While Bass was talking, Toomeny Feathers, came up behind him and “air smudged” his entire back with a Prayer Bundle which is filled with tobacco. They look like red sachets and used to say prayers for “spiritual cleanliness” and then throw them into the fire.
“I believe in Christ, but how can I tell God that I love him if I do not honor his creation?” said Bass.
“For example, if you were my wife and this was our son, and I did not respect and honor and love him, then I am not showing you very much love either. So if I say I love God and I do not love and honor his creation, then I am not truly loving him. So we must love God with all of our heart, soul, mind and body. That means I must love our creation-the two-leggers, which is what we are, the one-leggers-the trees, the many-leggers, the winged-ones, the finned-ones. I must truly love them or I am not loving god with all my heart, soul, mind and body.”
There are many diversities in the native world and not everyone believes as he, but they all are faithful, to love and respect each other. The culture is diverse with more than 500 tribes and languages and cultural ways.

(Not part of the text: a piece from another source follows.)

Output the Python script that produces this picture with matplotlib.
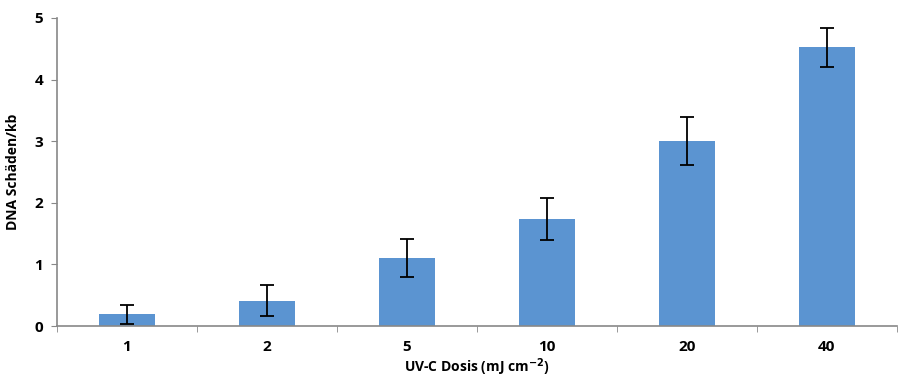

At the powwow, there were vendors selling beads, herbal teas, food, books, CDs, antlers, full animal hides, crystals, and just about any trinket with Native American meaning. Many of the performers and followers were dressed in full regalia.
The two people not dressed in regalia were actually the most truly Native American yet “Americanized” in appearance: a doctor and a 9-year-old girl looking to explore a side of herself she does not see as much in Lancaster County.
Dale Brooks is a few generations away from the Seneca tribe from the Allegany Reservation. She’s a vendor who makes and sells shawls and beadwork at events and, at age 72, is also a retired doctor.
“When I was in school, they cut my braids and threw them in a paper box,” said Brooks. “We did not receive religious freedom until 1989. Even though my mother was born here, she did not have American citizenship. We’ve come a long way in learning to accept one another which is a very good thing.”
Her mother did go on to nursing school and Brooks went to the University of Pennsylvania and became a general practitioner. When asked if she worked nontraditional remedies into her practice, she smiled and said, “I decline to answer that.”
Ashlynn Molina was brought by her grandparents, aunt and uncles. She is a fourth-generation descendant from the prominent Mexican Revolutionary General Francisco Villa from a Mexican-Indian tribe. She was holding a goose feather given to her by one of the woman drummers at the event. The woman told her if she had any worries, to tell them to the goose feather at a window, give it a couple shakes and it will disperse out the window all her worries.
“This is in my blood and I just love it,” said Ashlynn Molina.